The odds of being hit by falling ice while walking the downtown sidewalks of Chicago have to be pretty slim, but it seems as if I read about actual falling ice frequently. Not a winter goes by that pedestrians aren't pelted by it. It comes completely unannounced. No warnings. No red lights and clanking bells. No screaming assault. Just smack. The sky is falling. Ouch.
And I'm thinking the worst thing you can do is look up and walk forward at the same time. If the ice doesn't smack you square on the face, the first or second guy you run into will. You can say, "Excuse me" only so many times before you run into the wrong person having a bad day.
"Caution: Falling Ice" is about as effective as a warning as "Caution: Falling Rocks." It's one thing to keep your hands clenched to the steering wheel as you drive through the mountains, hoping not to veer off the edge of the road to a 1,000-foot drop. It's quite another to keep one eye on the mountain above you, watching for falling rocks, and the other on the mountain below you to keep from becoming a falling object.
In fact, we came across some fallen rocks on the highway of an Oregon mountain range. We were flatlanders from Iowa, and to see fallen rocks on the road was an amazing site. They could have hit us. We stopped at one place to move large rocks to the side of the road – something Iowans do naturally – but we kept one to remember the trip by.

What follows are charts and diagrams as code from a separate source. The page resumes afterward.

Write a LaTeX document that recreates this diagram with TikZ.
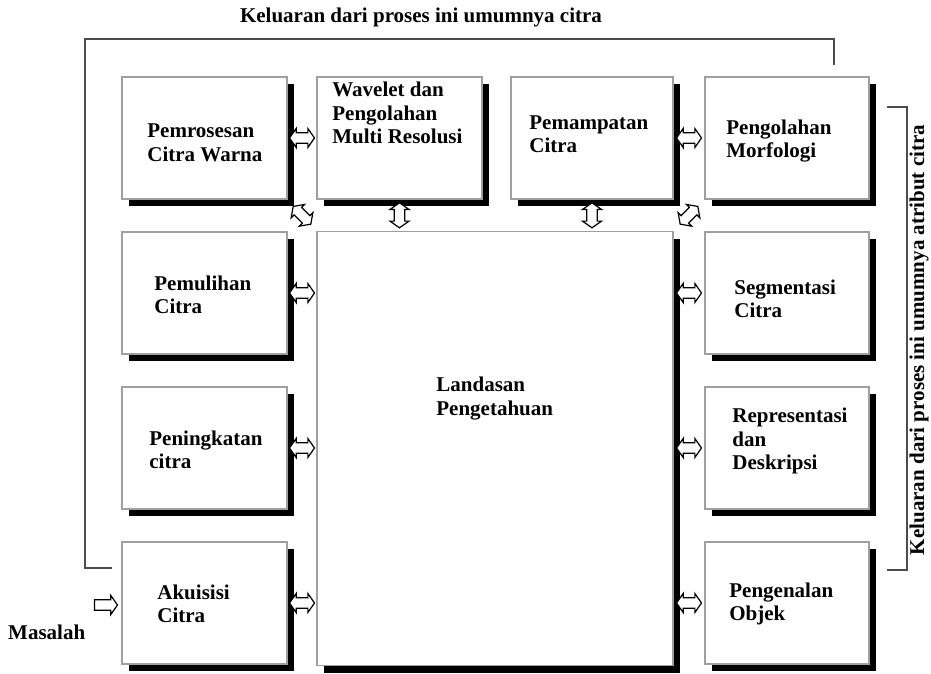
\documentclass[tikz,border=0pt]{standalone}
\usepackage{fontspec}
\setmainfont{Liberation Serif}
\usetikzlibrary{positioning,shapes.arrows,shadows,calc}

\begin{document}
\begin{tikzpicture}[x=1pt, y=-1pt,
  every node/.style={font=\fontsize{21}{23.5}\selectfont\bfseries},
  box/.style={
    rectangle, draw=gray!75, line width=1.6pt, fill=white,
    minimum width=165pt, minimum height=122pt, inner sep=0pt,
    drop shadow={shadow xshift=7pt, shadow yshift=-7pt, fill=black, opacity=1},
  },
  txt/.style={anchor=west, align=left, inner sep=0pt},
  darr/.style={double arrow, draw=black, fill=white, line width=1.2pt,
    text height=9pt, text depth=0pt, text width=0pt,
    minimum height=25pt, minimum width=19pt, double arrow head extend=4pt,
    double arrow tip angle=110, inner sep=0pt},
  sarr/.style={single arrow, draw=black, fill=white, line width=1.2pt,
    text height=9pt, text depth=0pt, text width=0pt,
    minimum height=23pt, minimum width=19pt, single arrow head extend=4pt,
    single arrow tip angle=110, inner sep=0pt},
  bracket/.style={draw=gray!60!black, line width=1.6pt},
]
\useasboundingbox (0,0) rectangle (931,674);

% -- left column --
\node[box] (pemro) at (204.5,138) {};
\node[box, below=31.4pt of pemro] (pemul) {};
\node[box, below=31.4pt of pemul] (penin) {};
\node[box, below=31.4pt of penin] (akuis) {};

% -- top row --
\node[box, right=28.4pt of pemro] (wavel) {};
\node[box, minimum width=162pt, right=27.4pt of wavel] (pemam) {};
\node[box, minimum width=164pt, right=30.4pt of pemam] (morfo) {};

% -- right column --
\node[box, minimum width=164pt, below=31.4pt of morfo] (segme) {};
\node[box, minimum width=164pt, below=31.4pt of segme] (repre) {};
\node[box, minimum width=164pt, below=31.4pt of repre] (objek) {};

% -- knowledge base --
\node[box, minimum width=356pt, minimum height=434pt, anchor=north west]
  (landa) at ([yshift=-31pt]wavel.south west) {};

% -- texts --
\node[txt] (tpemro) at ([shift={(26pt,-5pt)}]pemro.west) {Pemrosesan\\Citra Warna};
\node[txt] (tpemul) at ([shift={(33pt,-2pt)}]pemul.west) {Pemulihan\\Citra};
\node[txt] (tpenin) at ([shift={(28pt,-2pt)}]penin.west) {Peningkatan\\citra};
\node[txt] (takuis) at ([shift={(36pt,-1pt)}]akuis.west) {Akuisisi\\Citra};
\node[txt] (twavel) at ([shift={(16pt,25pt)}]wavel.west) {Wavelet dan\\Pengolahan\\Multi Resolusi};
\node[txt] (tpemam) at ([shift={(19pt,4pt)}]pemam.west) {Pemampatan\\Citra};
\node[txt] (tmorfo) at ([shift={(22pt,-3pt)}]morfo.west) {Pengolahan\\Morfologi};
\node[txt] (tsegme) at ([shift={(30pt,-6pt)}]segme.west) {Segmentasi\\Citra};
\node[txt] (trepre) at ([shift={(28pt,7pt)}]repre.west) {Representasi\\dan\\Deskripsi};
\node[txt] (tobjek) at ([shift={(25pt,-1pt)}]objek.west) {Pengenalan\\Objek};
\node[txt] (tlanda) at ([shift={(120pt,50pt)}]landa.west) {Landasan\\Pengetahuan};

% -- double arrows between blocks --
\node[darr] (apw) at ($(pemro.east)!0.5!(wavel.west)$) {};
\node[darr] (apm) at ($(pemam.east)!0.5!(morfo.west)$) {};
\node[darr, rotate=90] (awl) at ($(wavel.south)!0.5!(wavel.south|-landa.north)$) {};
\node[darr, rotate=90] (aml) at ($(pemam.south)!0.5!(pemam.south|-landa.north)$) {};
\node[darr, rotate=-45] (apl) at ($(pemro.south east)!0.5!(landa.north west)$) {};
\node[darr, rotate=45] (aol) at ($(landa.north east)!0.5!(morfo.south west)$) {};
\foreach \src in {pemul, penin, akuis} {
  \node[darr] (a\src) at ($(\src.east)!0.5!(\src.east-|landa.west)$) {};
}
\foreach \dst in {segme, repre, objek} {
  \node[darr] (a\dst) at ($(landa.east|-\dst.west)!0.5!(\dst.west)$) {};
}

% -- input --
\node[anchor=west, inner sep=0pt] (masal) at (8,632) {Masalah};
\node[sarr, anchor=east] (ainput) at ([shift={(-3pt,-2pt)}]akuis.west) {};

% -- feedback brackets --
\coordinate (brtl) at (85,39);
\draw[bracket] ([shift={(-9pt,-27pt)}]akuis.north west) -| (brtl)
  -| ([shift={(-36pt,11pt)}]morfo.north east);
\draw[bracket] ([shift={(17pt,-31pt)}]morfo.north east) -- ++(20,0)
  |- ([shift={(17pt,-29pt)}]objek.north east);

\node (ttop) at (421,17) {Keluaran dari proses ini umumnya citra};
\node[rotate=90] (tright) at (919,340) {Keluaran dari proses ini umumnya atribut citra};

\end{tikzpicture}
\end{document}
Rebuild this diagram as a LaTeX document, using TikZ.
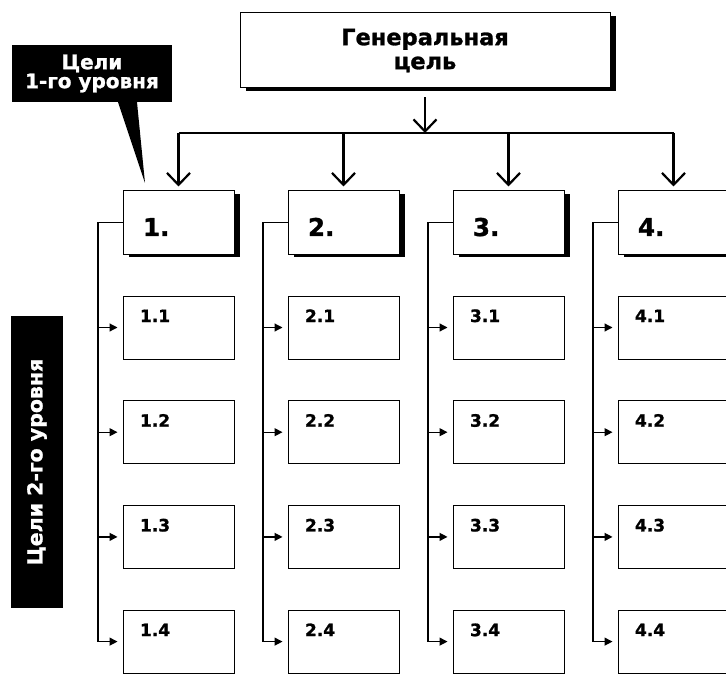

It was dubbed "Scott the Rock," after one of our traveling companions, who we think slept the entire week in the back seat. "Scott the Rock" was as entertaining as "Scott the Person." More than 35 years later, I still have "Scott the Rock," a 40-pound boulder that has moved each time I have. Right now, it serves as a grave marker for our last dog, Rusty.
"Caution: Falling Ice" is about as effective as "Caution: Wet Floor," which are yellow floor signs spread out in the Illinois Governor Who Wasn't Imprisoned Transportation Center for the duration of the winter. After a while, they lose their effectiveness. Warn me once, you get my attention. Warn me every day, and I stop paying attention.
But not completely, because I have developed this year a healthy fear of falling on slippery surfaces. It's becoming hard-wired into my brain, and I don't know whether it is a matter of age or common sense. But I have felt myself slipping – and that's frightful – more this year than in years past.
A sign I have not seen is one that merits consideration: "Caution: Pigeon Poop." My bus stops have been rearranged this month, and my initial stop is under a building where pigeons roost overhead. There are two distinct circles about 9 feet in diameter and a few feet apart where the ground is splattered with a lot of pigeon poop.
You would think people would see the poop circles and stand outside them. But, no, people stand inside them, seemingly unaware of what is likely to hit them. There's a far higher likelihood of a person being bombed by a pigeon than struck by falling ice. And given the choice between the two, I think I would choose the falling ice.
I've been pooped on by a Chicago pigeon and it was disgusting. And, no, you don't want to be looking up for falling poop, either. Especially so.